What’s going on here?
China’s markets are on a rocky ride: while factory output slumped to its lowest in six months, the retail sector got a temporary lift from national shopping events.
What does this mean?
China’s manufacturing struggles, mirrored in a 0.1% dip in the CSI300 and Hang Seng indices, suggest that factory output isn’t keeping pace with consumer confidence. Retail sales saw a boost from events like ‘618’, but without ongoing consumer incentives, this might not last. Beyond China, rising regional tensions from Iranian missile strikes add to investor anxiety. Meanwhile, certain sectors surprise: energy tech company Xinjiang Keli spiked 24%, and AI and real estate stocks also jumped, hinting at sector-specific optimism despite broader uncertainties. Yet, unresolved trade restrictions with the US overshadow potential triumphs.
Why should I care?
For markets: Sectors to watch as global tensions rise.

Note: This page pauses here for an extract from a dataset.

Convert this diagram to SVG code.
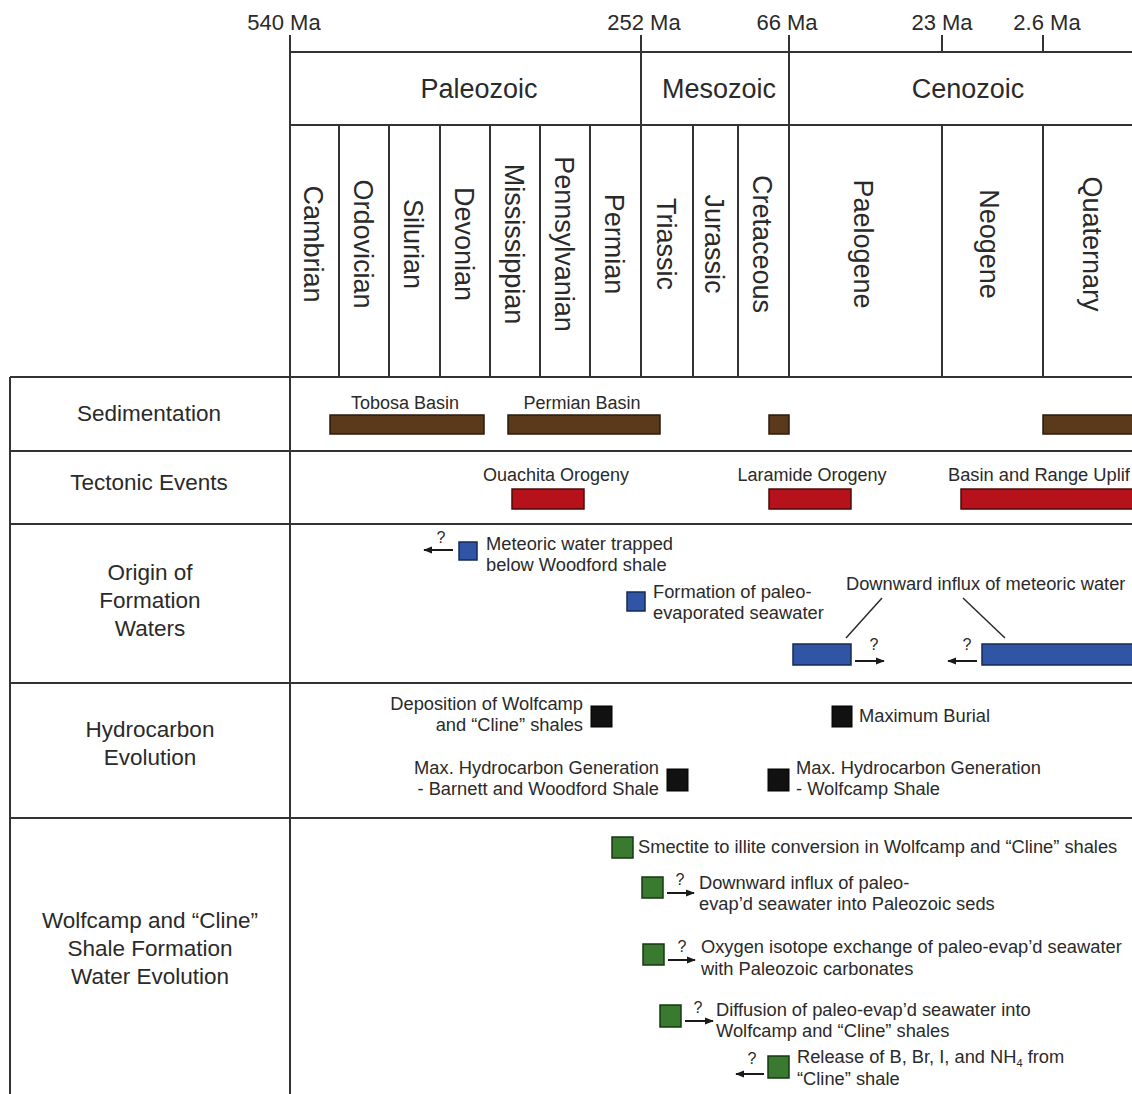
<svg xmlns="http://www.w3.org/2000/svg" width="1132" height="1094" viewBox="0 0 1132 1094">
<defs>
<marker id="ah" viewBox="0 0 10 10" refX="9" refY="5" markerWidth="9" markerHeight="9" markerUnits="userSpaceOnUse" orient="auto"><path d="M0,1 L10,5 L0,9 Z" fill="#1a1a1a"/></marker>
<style>
text{font-family:"Liberation Sans",Arial,sans-serif;fill:#2a2a2a}
.grid{stroke:#333;stroke-width:2;fill:none}
.tick{font-size:22px;text-anchor:middle}
.era{font-size:27px;text-anchor:middle}
.per{font-size:27px;text-anchor:middle}
.row{font-size:22.5px;text-anchor:middle}
.lbl{font-size:18px;text-anchor:middle}
.ann{font-size:18.3px}
.annr{font-size:18.3px;text-anchor:end}
.q{font-size:16px;text-anchor:middle}
.brown{fill:#5b3a1c;stroke:#2b1a0c;stroke-width:1.5}
.red{fill:#b5121b;stroke:#4e0a0a;stroke-width:1.5}
.blue{fill:#2f55a4;stroke:#162a55;stroke-width:1.5}
.black{fill:#111;stroke:#000;stroke-width:1}
.green{fill:#3a7a30;stroke:#173810;stroke-width:1.5}
.arr{stroke:#1a1a1a;stroke-width:2;fill:none;marker-end:url(#ah)}
.lead{stroke:#2a2a2a;stroke-width:1.5;fill:none}
</style>
</defs>
<rect width="1132" height="1094" fill="#fff"/>

<g id="grid" class="grid">
<line x1="290" y1="52" x2="1132" y2="52"/>
<line x1="290" y1="125" x2="1132" y2="125"/>
<line x1="10" y1="377" x2="1132" y2="377"/>
<line x1="10" y1="451" x2="1132" y2="451"/>
<line x1="10" y1="524" x2="1132" y2="524"/>
<line x1="10" y1="683" x2="1132" y2="683"/>
<line x1="10" y1="818" x2="1132" y2="818"/>
<line x1="10" y1="377" x2="10" y2="1094"/>
<line x1="290" y1="35" x2="290" y2="1094"/>
<line x1="641" y1="35" x2="641" y2="377"/>
<line x1="789" y1="35" x2="789" y2="377"/>
<line x1="942" y1="35" x2="942" y2="52"/>
<line x1="1043" y1="35" x2="1043" y2="52"/>
<line x1="339" y1="125" x2="339" y2="377"/>
<line x1="389" y1="125" x2="389" y2="377"/>
<line x1="440" y1="125" x2="440" y2="377"/>
<line x1="490" y1="125" x2="490" y2="377"/>
<line x1="540" y1="125" x2="540" y2="377"/>
<line x1="590" y1="125" x2="590" y2="377"/>
<line x1="693" y1="125" x2="693" y2="377"/>
<line x1="738" y1="125" x2="738" y2="377"/>
<line x1="942" y1="125" x2="942" y2="377"/>
<line x1="1043" y1="125" x2="1043" y2="377"/>
</g>

<g id="ticks">
<text class="tick" x="284" y="30">540 Ma</text>
<text class="tick" x="644" y="30">252 Ma</text>
<text class="tick" x="787" y="30">66 Ma</text>
<text class="tick" x="942" y="30">23 Ma</text>
<text class="tick" x="1047" y="30">2.6 Ma</text>
</g>

<g id="eras">
<text class="era" x="479" y="98">Paleozoic</text>
<text class="era" x="719" y="98">Mesozoic</text>
<text class="era" x="968" y="98">Cenozoic</text>
</g>

<g id="periods" class="per">
<text class="per" transform="translate(304,244) rotate(90)">Cambrian</text>
<text class="per" transform="translate(354,244) rotate(90)">Ordovician</text>
<text class="per" transform="translate(404,244) rotate(90)">Silurian</text>
<text class="per" transform="translate(455,244) rotate(90)">Devonian</text>
<text class="per" transform="translate(505,244) rotate(90)">Mississippian</text>
<text class="per" transform="translate(555,244) rotate(90)">Pennsylvanian</text>
<text class="per" transform="translate(605,244) rotate(90)">Permian</text>
<text class="per" transform="translate(657,244) rotate(90)">Triassic</text>
<text class="per" transform="translate(705,244) rotate(90)">Jurassic</text>
<text class="per" transform="translate(753,244) rotate(90)">Cretaceous</text>
<text class="per" transform="translate(854,244) rotate(90)">Paelogene</text>
<text class="per" transform="translate(980,244) rotate(90)">Neogene</text>
<text class="per" transform="translate(1083,244) rotate(90)">Quaternary</text>
</g>

<g id="row-labels">
<text class="row" x="149" y="421">Sedimentation</text>
<text class="row" x="149" y="490">Tectonic Events</text>
<text class="row" x="150" y="580">Origin of</text>
<text class="row" x="150" y="608">Formation</text>
<text class="row" x="150" y="636">Waters</text>
<text class="row" x="150" y="737">Hydrocarbon</text>
<text class="row" x="150" y="765">Evolution</text>
<text class="row" x="150" y="928">Wolfcamp and “Cline”</text>
<text class="row" x="150" y="956">Shale Formation</text>
<text class="row" x="150" y="984">Water Evolution</text>
</g>

<g id="sedimentation">
<rect class="brown" x="330" y="415" width="154" height="19"/>
<text class="lbl" x="405" y="409">Tobosa Basin</text>
<rect class="brown" x="508" y="415" width="152" height="19"/>
<text class="lbl" x="582" y="409">Permian Basin</text>
<rect class="brown" x="769" y="415" width="20" height="19"/>
<rect class="brown" x="1043" y="415" width="95" height="19"/>
</g>

<g id="tectonic">
<rect class="red" x="512" y="489" width="72" height="20"/>
<text class="lbl" x="556" y="481">Ouachita Orogeny</text>
<rect class="red" x="769" y="489" width="82" height="20"/>
<text class="lbl" x="812" y="481">Laramide Orogeny</text>
<rect class="red" x="961" y="489" width="177" height="20"/>
<text class="ann" x="948" y="481">Basin and Range Uplif</text>
</g>

<g id="origin">
<rect class="blue" x="459" y="542" width="18" height="18"/>
<text class="q" x="441" y="543">?</text>
<text class="ann" x="486" y="550">Meteoric water trapped</text>
<text class="ann" x="486" y="571">below Woodford shale</text>
<rect class="blue" x="627" y="592" width="18" height="19"/>
<text class="ann" x="653" y="598">Formation of paleo-</text>
<text class="ann" x="653" y="619">evaporated seawater</text>
<text class="ann" x="846" y="590">Downward influx of meteoric water</text>
<rect class="blue" x="793" y="644" width="58" height="21"/>
<text class="q" x="874" y="650">?</text>
<rect class="blue" x="982" y="644" width="156" height="21"/>
<text class="q" x="967" y="650">?</text>
</g>

<g id="hydrocarbon">
<text class="annr" x="583" y="710">Deposition of Wolfcamp</text>
<text class="annr" x="583" y="731">and “Cline” shales</text>
<rect class="black" x="591" y="706" width="21" height="21"/>
<rect class="black" x="832" y="706" width="20" height="21"/>
<text class="ann" x="859" y="722">Maximum Burial</text>
<text class="annr" x="659" y="774">Max. Hydrocarbon Generation</text>
<text class="annr" x="659" y="795">- Barnett and Woodford Shale</text>
<rect class="black" x="667" y="769" width="21" height="22"/>
<rect class="black" x="768" y="769" width="21" height="22"/>
<text class="ann" x="796" y="774">Max. Hydrocarbon Generation</text>
<text class="ann" x="796" y="795">- Wolfcamp Shale</text>
</g>

<g id="wolfcamp">
<rect class="green" x="612" y="837" width="21" height="21"/>
<text class="ann" x="638" y="853">Smectite to illite conversion in Wolfcamp and “Cline” shales</text>
<rect class="green" x="642" y="877" width="21" height="21"/>
<text class="q" x="680" y="885">?</text>
<text class="ann" x="699" y="889">Downward influx of paleo-</text>
<text class="ann" x="699" y="910">evap’d seawater into Paleozoic seds</text>
<rect class="green" x="643" y="944" width="21" height="21"/>
<text class="q" x="682" y="952">?</text>
<text class="ann" x="701" y="953">Oxygen isotope exchange of paleo-evap’d seawater</text>
<text class="ann" x="701" y="975">with Paleozoic carbonates</text>
<rect class="green" x="660" y="1005" width="21" height="22"/>
<text class="q" x="698" y="1013">?</text>
<text class="ann" x="716" y="1016">Diffusion of paleo-evap’d seawater into</text>
<text class="ann" x="716" y="1037">Wolfcamp and “Cline” shales</text>
<text class="q" x="752" y="1064">?</text>
<rect class="green" x="768" y="1056" width="21" height="22"/>
<text class="ann" x="797" y="1063">Release of B, Br, I, and NH<tspan font-size="11" dy="4">4</tspan><tspan dy="-4"> from</tspan></text>
<text class="ann" x="797" y="1085">“Cline” shale</text>
</g>

<g id="connectors">
<line class="arr" x1="453" y1="550" x2="424" y2="550"/>
<line class="lead" x1="846" y1="638" x2="882" y2="598"/>
<line class="lead" x1="963" y1="598" x2="1005" y2="638"/>
<line class="arr" x1="855" y1="661" x2="884" y2="661"/>
<line class="arr" x1="977" y1="661" x2="948" y2="661"/>
<line class="arr" x1="667" y1="893" x2="694" y2="893"/>
<line class="arr" x1="668" y1="960" x2="695" y2="960"/>
<line class="arr" x1="685" y1="1021" x2="713" y2="1021"/>
<line class="arr" x1="764" y1="1074" x2="736" y2="1074"/>
</g>
</svg>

Geopolitical tensions have heightened risk in global markets, but China’s energy, AI, and real estate sectors are showing resilience. With Xinjiang Keli’s shares up by 24%, investors might find opportunities in these areas. As the region balances on economic and political tightropes, keeping an eye on key industries could spell success for investors in uncertain climates.
The bigger picture: Trade truces with lasting caveats.
Despite a trade ceasefire with the US, unresolved export limits loom over China’s path to stable economic footing. These lingering issues could derail broader agreements, potentially impacting global supply chains. With new bank lending missing targets, policymakers may face tougher challenges ahead. As China’s economy teeters, global markets must brace for sustained caution and instability.